Correspondents say Wah, in the province of Punjab, is a strategically important town normally under heavy security as it is home to a large industrial complex producing conventional arms and ammunition.

Local police chief Nasir Khan Durrani told : “Many others have been injured and we expect casualties to rise in the coming hours.

“At least 25 people have been critically injured.”

Mr Durrani said none of the dead was military personnel.

‘Disturbing’

The first blast took place outside the gate of the factory as workers were leaving work during a shift change.

Minutes later, another blast took place at another gate of the same factory.

Pakistan's Al-Zarar tanks are made at Wah

Tanks used by the Pakistani army are made at Wah

Mohid Ahmed, a student from Wah, was on a tour of the ordnance factories and witnessed the immediate aftermath of the blast from his bus.

“It was very disturbing,” he told.

“There was smoke, bodies and blood. Those who were left alive were in great suffering. I saw a man clutching his leg and crying in pain and asking for help. I saw people running away from the scene.”
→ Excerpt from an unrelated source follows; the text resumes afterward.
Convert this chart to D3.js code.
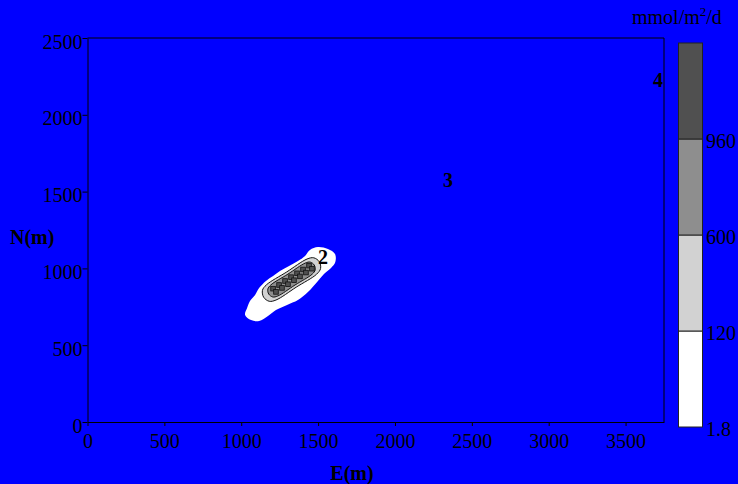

On Tuesday, 32 people were killed in a suicide attack on a hospital in the northern town of Dera Ismail Khan.

It is the second recent direct attack on a Pakistani military installation.

Last September, 17 officers and soldiers were killed in a suicide attack on a special forces base in the nearby town of Tarbela-Ghazi.

The ordnance factories at Wah lie on the road into Pakistan’s troubled north-west, where fighting between security forces and Islamic militants has raged in recent weeks.

Established in the early 1950s, it is a sprawling complex manufacturing everything from tanks and small arms to artillery shells.

Militants have often threatened to increase the level of violence unless the army pulls back from tribal areas close to the border with Afghanistan.

On Monday, President Musharraf, a key ally of President Bush’s “war on terror” resigned after nine years in power to avoid being impeached.